Be honest, before this weekend had you ever heard of Y.E. Yang?
I had, but only once. Back on March 7, 2009 when Yang won the Honda Classic tournament by one shot over John Rollins in Palm Beach Gardens, Fla. It was a meaningless win, unless you ask Yang—it was his first on the PGA Tour.
The next day I had all but forgotten Yang's name, and it stayed that way until Saturday. When Yang finished at 6-under and earned a spot in the final group, I recalled that victory while many were left asking, "Y.E. Who?"
Nonetheless, Yang remained an outsider until he reached the 72nd hole Sunday.
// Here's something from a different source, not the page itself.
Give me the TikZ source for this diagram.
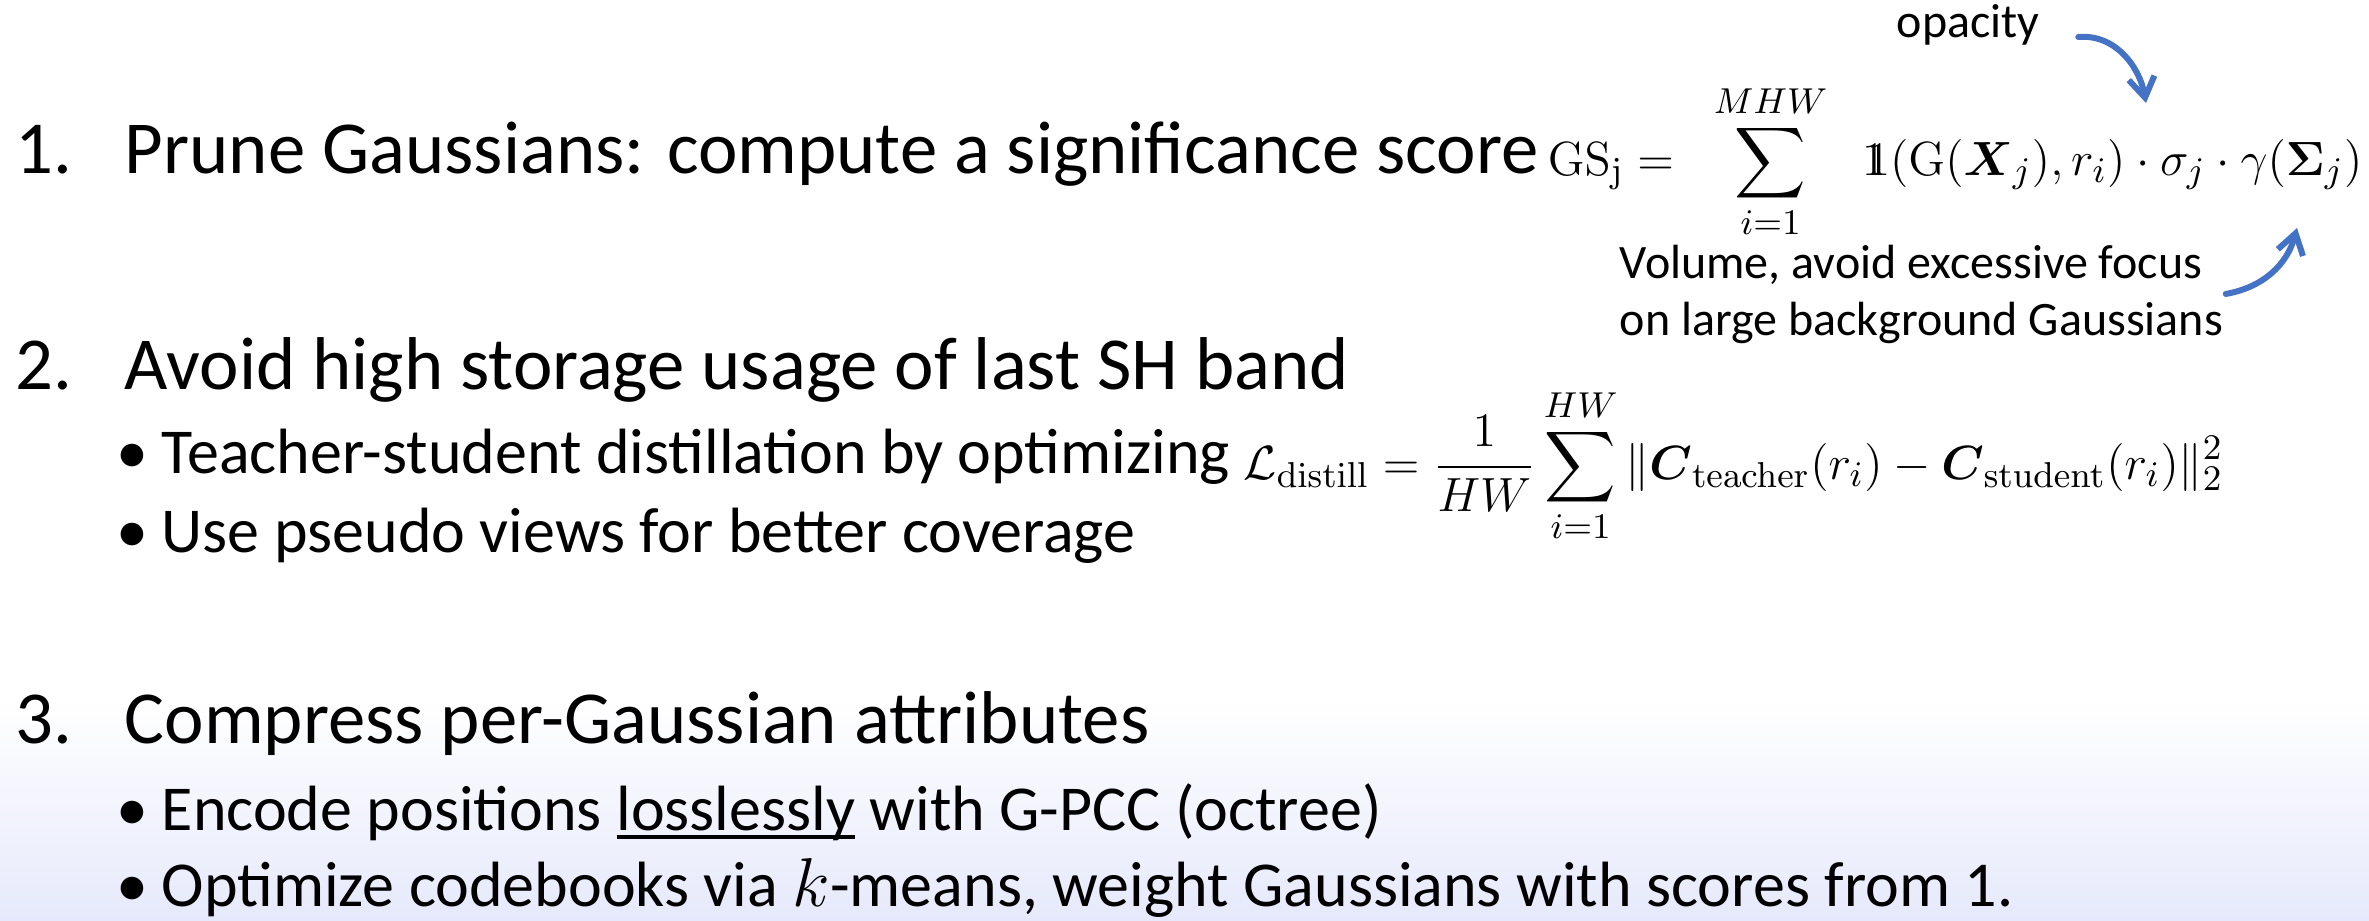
\documentclass[tikz,border=0pt]{standalone}
\usepackage{amsmath,amssymb}
\usepackage[no-math]{fontspec}
\setmainfont{Carlito}
\IfFileExists{dsfont.sty}{\usepackage{dsfont}}{\newcommand\mathds[1]{\mathrm{1}\mkern-7mu\mathrm{1}}}
\usetikzlibrary{arrows.meta,positioning}

\definecolor{arrowblue}{HTML}{4472C4}
\definecolor{footlilac}{HTML}{E6E9FB}

% thick underline as on the slide
\newcommand\lineunder[1]{\setbox0\hbox{#1}\rlap{\rule[-2.2pt]{\wd0}{1pt}}\box0\relax}

\tikzset{
  head/.style={anchor=base west, inner sep=0pt, font=\fontsize{18.7}{22}\selectfont},
  item/.style={anchor=base west, inner sep=0pt, font=\fontsize{16}{19}\selectfont},
  note/.style={anchor=base west, inner sep=0pt, font=\fontsize{12}{14.25}\selectfont, align=left},
  eq/.style={anchor=base west, inner sep=0pt, font=\fontsize{12.4}{15}\selectfont},
  hint/.style={arrowblue, line width=1.5pt, line cap=round,
    -{Straight Barb[length=5pt,width=6.5pt,line width=1.5pt]}}
}

\begin{document}
\begin{tikzpicture}[x=0.25pt,y=-0.25pt]
  \useasboundingbox (0,0) rectangle (2369,921);
  \shade[top color=white, bottom color=footlilac] (0,700) rectangle (2369,921);

  % step 1
  \node[head] (n1) at (15,173)  {1.};
  \node[head] (h1) at (124,173) {Prune Gaussians: compute a significance score};
  \node[eq]   (gs) at (1547,175)
    {$\displaystyle \mathrm{GS_j} = \;\;\sum_{i=1}^{MHW}\;\; \mathds{1}(\mathrm{G}(\boldsymbol{X}_j), r_i)\cdot\sigma_j\cdot\gamma(\boldsymbol{\Sigma}_j)$};
  \node[note] (op)  at (1896,37)  {opacity};
  \node[note] (vol) at (1619,335) {Volume, avoid excessive focus\\on large background Gaussians};
  \coordinate (sig) at (2146,103);
  \coordinate (cov) at (2297,228);
  \draw[hint] ([xshift=9.5pt]op.base east) to[out=5,in=100] (sig);
  \draw[hint] ([xshift=0.5pt]vol.east) to[out=10,in=-105] (cov);

  % step 2
  \node[head] (n2) at (15,389)  {2.};
  \node[head] (h2) at (124,389) {Avoid high storage usage of last SH band};
  \node[item] (b1) at (116,473) {\textbullet};
  \node[item] (i1) at (161,473) {Teacher-student distillation by optimizing};
  \node[eq]   (ld) at (1243,479)
    {$\displaystyle \mathcal{L}_{\mathrm{distill}} = \frac{1}{HW}\sum_{i=1}^{HW}\|\boldsymbol{C}_{\mathrm{teacher}}(r_i)-\boldsymbol{C}_{\mathrm{student}}(r_i)\|_2^2$};
  \node[item] (b2) at (116,552) {\textbullet};
  \node[item] (i2) at (161,552) {Use pseudo views for better coverage};

  % step 3
  \node[head] (n3) at (15,743)  {3.};
  \node[head] (h3) at (124,743) {Compress per-Gaussian attributes};
  \node[item] (b3) at (116,830) {\textbullet};
  \node[item] (i3) at (161,830) {Encode positions \lineunder{losslessly} with G-PCC (octree)};
  \node[item] (b4) at (116,906) {\textbullet};
  \node[item] (i4) at (161,906) {Optimize codebooks via $k$-means, weight Gaussians with scores from 1.};
\end{tikzpicture}
\end{document}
All afternoon spectators and CBS announcers were left wondering when he would lose it, or when Tiger Woods would be the Tiger of old and blow by the little-known Yang.
That never happened, however, as we all know now. Yang became the first Asian-born player to win a major tournament and the first player to knock off Woods after Eldrick owned a 54-hole lead in a major.
Fourteen times before Woods had led after 54 holes and each one of those 14 times he took home the trophy. In fact, Woods has never trailed after 54 holes in any of his 14 major victories. So, it seemed a foregone conclusion he would take home the Wanamaker Trophy Sunday.
Unfortunately for Woods, his playing partner had other ideas.
Unlike those before him who had averaged four more shots per round when playing with Woods in the final pairing of the final round of a major, Yang stood tall Sunday. He outshot Woods time and again, finishing with a 2-under par 70 to Woods' 75.
Add a crazy eight for Padraig Harrington on the eighth hole Sunday and it adds up to an impressive three-shot victory for the South Korea native.
Yang's win is significant for two reasons: he has proven Asian-born golfers can and will be a threat in any major tournament and he broke Woods' streak of major wins as the frontrunner.
Either one would make for a huge story, but both in one win? Incredible story.
Yang did not just win a major either, he stood toe-to-toe with Woods and outplayed him in the final round of the PGA Championship. On the 72nd hole, when Woods, who sat one shot back, appeared to be in better position on his second shot, Yang hit the shot of his life.
The 37-year-old was unfazed by Woods' position across the fairway. Instead, he stepped up and crushed a hybrid 3-iron over a tree and bunker and within 12 feet of the cup, a shot reminiscent of one of Woods' best shots of his career when he finished 2nd at Hazeltine in the 2002 PGA Championship.
Woods, on the other hand, crumbled in the final round of a major for the first time.
Instead of taking control of the tournament and fending off any challengers, he played an overly conservative game, which led to his 3-over par 75, when even par would have at least earned him a playoff against Yang.
Instead of taking his sixth win of the year and avoiding a major-less season, Woods will have to wait until next year's Masters to earn his 15th major championship and continue his march toward Jack Nicklaus' 18th.
And what makes Yang's finish all the more impressive is his not-so-impressive start through 23 holes. After the fifth hole Friday, Yang sat at 5-over par, nine shots behind Woods at 4-under.
Over the last 49 holes, however, the two went in completely different directions. Woods would finish 1-under over that stretch while Yang was an incredible 13-under par en route to a three-shot victory.
All this from a man who took up the game at the age of 19.